Dunavant Enterprises and Hohenberg Bros. Company
These Memphis-based firms were among the world leaders in cotton merchandising at the end of the twentieth century. Cotton marketing has been an important commercial activity in Memphis since the 1840s, thanks to the city's location on the Mississippi River and its proximity to the fertile cotton-growing territories of Tennessee, Mississippi, Arkansas, and Missouri. Where numerous Memphis firms once bought and sold cotton, only a handful carry on the trade today. Aggressive and innovative business strategies employed by the Dunavant and Hohenberg companies during recent decades have made them two of the largest cotton dealers in the world, even though the center of American cotton growing has moved to the Southwest and foreign countries have increased their fiber production.
The Dunavant cotton company traces its beginnings to the 1929 partnership of T. J. White Sr. and William Buchanan “Buck” Dunavant. T. J. White and Company had its offices on Front Street, the center of the Memphis cotton trade. William Buchanan “Billy” Dunavant, Buck's son, became a junior partner in 1952, learning the business from the ground up. Following White's 1960 retirement, the firm was renamed W. B. Dunavant and Company. A year later the death of W. B. Dunavant Sr. brought Billy to the helm. Dunavant Enterprises, organized in 1971, embraces a wide range of business interests in addition to cotton merchandising.
In the immediate post-World War II years the firm handled approximately 75,000 to 80,000 bales of cotton annually, with 85 to 90 percent sold to American customers. By the time Billy Dunavant assumed control in 1961, annual sales had grown to between 150,000 and 175,000 bales. Under his direction, the yearly total reached the million mark in the early 1970s and soon soared to a record 3 million bales. As volume increased, profit margins could be reduced, thereby increasing overall company competitiveness.

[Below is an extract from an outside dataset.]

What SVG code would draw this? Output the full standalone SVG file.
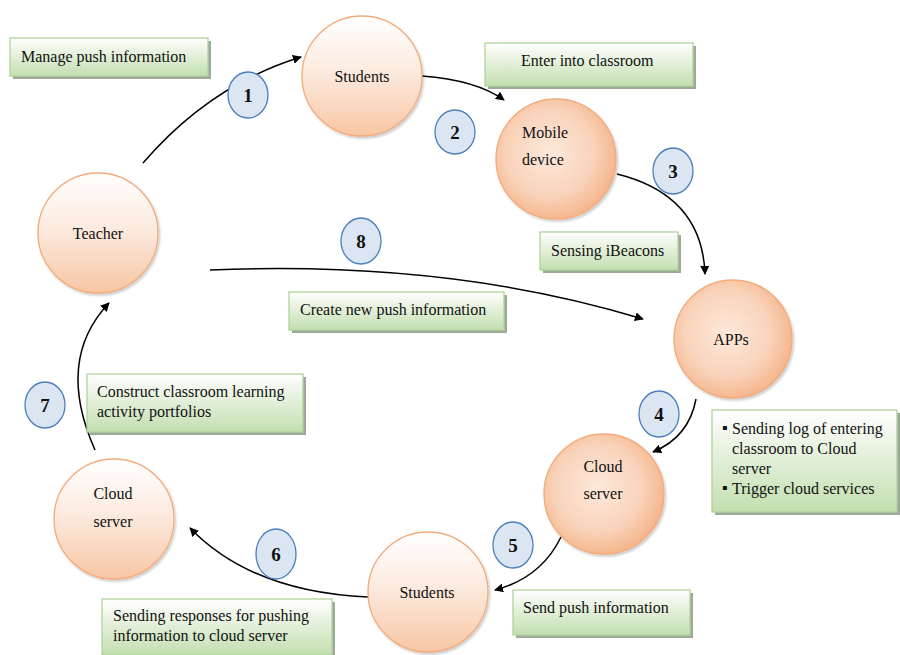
<svg xmlns="http://www.w3.org/2000/svg" width="900" height="655" viewBox="0 0 900 655">
<defs>
  <linearGradient id="gNode" x1="0" y1="0" x2="0" y2="1">
    <stop offset="0" stop-color="#ffffff"/>
    <stop offset="0.45" stop-color="#fcebe0"/>
    <stop offset="1" stop-color="#f7c6a3"/>
  </linearGradient>
  <radialGradient id="gNodeR" cx="0.45" cy="0.45" r="0.6">
    <stop offset="0" stop-color="#fde8db"/>
    <stop offset="0.6" stop-color="#f9d3ba"/>
    <stop offset="1" stop-color="#f4b184"/>
  </radialGradient>
  <linearGradient id="gBox" x1="0" y1="0" x2="0" y2="1">
    <stop offset="0" stop-color="#ffffff"/>
    <stop offset="1" stop-color="#c3deaf"/>
  </linearGradient>
  <filter id="sh" x="-20%" y="-20%" width="140%" height="140%">
    <feDropShadow dx="1.5" dy="2" stdDeviation="1.2" flood-color="#000" flood-opacity="0.2"/>
  </filter>
  <marker id="arr" viewBox="0 0 10 10" refX="9" refY="5" markerWidth="9" markerHeight="9" markerUnits="userSpaceOnUse" orient="auto">
    <path d="M0,0 L10,5 L0,10 z" fill="#000"/>
  </marker>
  <style>
    .node circle { stroke: #f2ab7c; stroke-width: 1.3; filter: url(#sh); }
    .lin { fill: url(#gNode); }
    .rad { fill: url(#gNodeR); }
    .t { font-family: "Liberation Serif", "Times New Roman", serif; font-size: 16px; fill: #111; }
    .c { text-anchor: middle; }
    .badge ellipse { fill: #dce6f2; stroke: #4a7ebb; stroke-width: 1.3; }
    .badge text { font-family: "Liberation Serif", "Times New Roman", serif; font-size: 19px; font-weight: bold; fill: #111; text-anchor: middle; }
    .box .shadow { fill: #9fa99a; }
    .box .face { fill: url(#gBox); stroke: #b0d49a; stroke-width: 1.3; }
    .conn path { fill: none; stroke: #000; stroke-width: 1.5; marker-end: url(#arr); }
  </style>
</defs>
<rect width="900" height="655" fill="#fff"/>

<g id="connectors" class="conn">
  <path d="M143,163 Q210,85 301,57"/>
  <path d="M422,76 Q476,80 504,100"/>
  <path d="M617,174 Q702,195 705,274"/>
  <path d="M696,399 Q689,437 653,452"/>
  <path d="M561,537 Q541,578 495,590"/>
  <path d="M368,597 Q252,592 190,528"/>
  <path d="M95,450 Q55,360 109,303"/>
  <path d="M210,270 Q450,260 643,319"/>
</g>

<g id="node-students-top" class="node">
  <circle class="lin" cx="362" cy="76" r="60"/>
  <text class="t c" x="362" y="82">Students</text>
</g>
<g id="node-mobile" class="node">
  <circle class="rad" cx="556" cy="159" r="60"/>
  <text class="t" x="522" y="138">Mobile</text>
  <text class="t" x="522" y="165">device</text>
</g>
<g id="node-teacher" class="node">
  <circle class="lin" cx="98" cy="233" r="60"/>
  <text class="t c" x="98" y="239">Teacher</text>
</g>
<g id="node-apps" class="node">
  <circle class="rad" cx="733" cy="339" r="59"/>
  <text class="t c" x="731" y="345">APPs</text>
</g>
<g id="node-cloud-right" class="node">
  <circle class="rad" cx="604" cy="494" r="60"/>
  <text class="t c" x="603" y="472">Cloud</text>
  <text class="t c" x="603" y="499">server</text>
</g>
<g id="node-students-bottom" class="node">
  <circle class="lin" cx="428" cy="592" r="60"/>
  <text class="t c" x="427" y="598">Students</text>
</g>
<g id="node-cloud-left" class="node">
  <circle class="lin" cx="114" cy="519" r="60"/>
  <text class="t c" x="113" y="499">Cloud</text>
  <text class="t c" x="113" y="527">server</text>
</g>

<g id="badge-1" class="badge"><ellipse cx="248" cy="95" rx="20" ry="23"/><text x="248" y="102">1</text></g>
<g id="badge-2" class="badge"><ellipse cx="455" cy="132" rx="20" ry="22"/><text x="455" y="139">2</text></g>
<g id="badge-3" class="badge"><ellipse cx="673" cy="171" rx="20" ry="23"/><text x="673" y="178">3</text></g>
<g id="badge-4" class="badge"><ellipse cx="659" cy="414" rx="20" ry="23"/><text x="659" y="421">4</text></g>
<g id="badge-5" class="badge"><ellipse cx="513" cy="545" rx="20" ry="23"/><text x="513" y="552">5</text></g>
<g id="badge-6" class="badge"><ellipse cx="276" cy="554" rx="20" ry="25"/><text x="276" y="561">6</text></g>
<g id="badge-7" class="badge"><ellipse cx="45" cy="405" rx="20" ry="23"/><text x="45" y="412">7</text></g>
<g id="badge-8" class="badge"><ellipse cx="361" cy="241" rx="20" ry="23"/><text x="361" y="248">8</text></g>

<g id="box-manage" class="box">
  <rect class="shadow" x="13" y="41" width="198" height="38"/>
  <rect class="face" x="10" y="38" width="198" height="38"/>
  <text class="t" x="21" y="62">Manage push information</text>
</g>
<g id="box-enter" class="box">
  <rect class="shadow" x="488" y="46" width="208" height="43"/>
  <rect class="face" x="485" y="43" width="208" height="43"/>
  <text class="t" x="521" y="66">Enter into classroom</text>
</g>
<g id="box-sensing" class="box">
  <rect class="shadow" x="543" y="235" width="138" height="38"/>
  <rect class="face" x="540" y="232" width="138" height="38"/>
  <text class="t" x="551" y="256">Sensing iBeacons</text>
</g>
<g id="box-create" class="box">
  <rect class="shadow" x="292" y="295" width="215" height="38"/>
  <rect class="face" x="289" y="292" width="215" height="38"/>
  <text class="t" x="300" y="315">Create new push information</text>
</g>
<g id="box-sending-log" class="box">
  <rect class="shadow" x="715" y="413" width="185" height="102"/>
  <rect class="face" x="712" y="410" width="185" height="102"/>
  <text class="t" x="722" y="433" font-size="10">▪</text>
  <text class="t" x="732" y="434">Sending log of entering</text>
  <text class="t" x="732" y="454">classroom to Cloud</text>
  <text class="t" x="732" y="474">server</text>
  <text class="t" x="722" y="493" font-size="10">▪</text>
  <text class="t" x="732" y="494">Trigger cloud services</text>
</g>
<g id="box-construct" class="box">
  <rect class="shadow" x="90" y="377" width="216" height="58"/>
  <rect class="face" x="87" y="374" width="216" height="58"/>
  <text class="t" x="97" y="397">Construct classroom learning</text>
  <text class="t" x="97" y="417">activity portfolios</text>
</g>
<g id="box-responses" class="box">
  <rect class="shadow" x="105" y="602" width="230" height="55"/>
  <rect class="face" x="102" y="599" width="230" height="56"/>
  <text class="t" x="113" y="621">Sending responses for pushing</text>
  <text class="t" x="113" y="641">information to cloud server</text>
</g>
<g id="box-send-push" class="box">
  <rect class="shadow" x="516" y="593" width="177" height="45"/>
  <rect class="face" x="513" y="590" width="177" height="45"/>
  <text class="t" x="523" y="613">Send push information</text>
</g>
</svg>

Dunavant Cotton Company buys and sells cotton all over the world. Dunavant participated in the first sale of American cotton to China. In order to solicit business from Japan, South Korea, and China, the company opened offices in Osaka, Hong Kong, and Singapore in 1978. A Geneva office established in the same year merchandised cotton grown in the Middle East and Russia and served as Dunavant's European headquarters. With the purchase of the McFadden Cotton Company of Memphis in 1985, Dunavant Enterprises acquired a profitable international operation with offices in Australia, South and Central America, and Asia.
The Hohenberg cotton company evolved from a country store. In 1879 two immigrant brothers, Morris and Adolphe Hohenberg, organized M. Hohenberg & Co. in Wetumpka, Alabama. Southern country stores in the postbellum period not only sold groceries and supplies but financed farmers in return for mortgages or liens on their cotton crops. The Hohenberg brothers became so successful at marketing cotton that they made M. Hohenberg & Co. solely responsible for cotton trading and organized additional companies for their other business activities. Morris opened an office in Selma, while Adolphe managed the Wetumpka operation.
As the next generation of Hohenbergs came of age, they opened offices in cotton towns throughout Alabama and in other parts of the South. With the westward shift in cotton production, the Hohenbergs moved the company headquarters to Memphis in 1933. A decade later, following the dissolution of M. Hohenberg & Co., Elkan Hohenberg of Memphis and Charles M. Hohenberg of Selma became partners in Hohenberg Bros. Company while both were serving in the armed forces.
After World War II Hohenberg Bros. expanded into all parts of the world to wherever cotton was grown. Elkan Hohenberg's son Julien played an active role in making Hohenberg Bros. an international company. Rudi Scheidt, Julien's brother-in-law, also fostered the company's international connections, going wherever opportunities arose in the expectation that opportunities will follow the crop.
In 1975 Cargill, a large grain company, acquired Hohenberg Bros.; Julien Hohenberg and Rudi Scheidt continued to manage the firm. In 1985 Julien Hohenberg left the firm to found the Julien Company, which experienced spectacular growth before being forced into bankruptcy in 1990.
Although cotton no longer dominates the local economy as it once did, Memphis companies such as Dunavant and Hohenberg remain preeminent in the global business of cotton merchandising.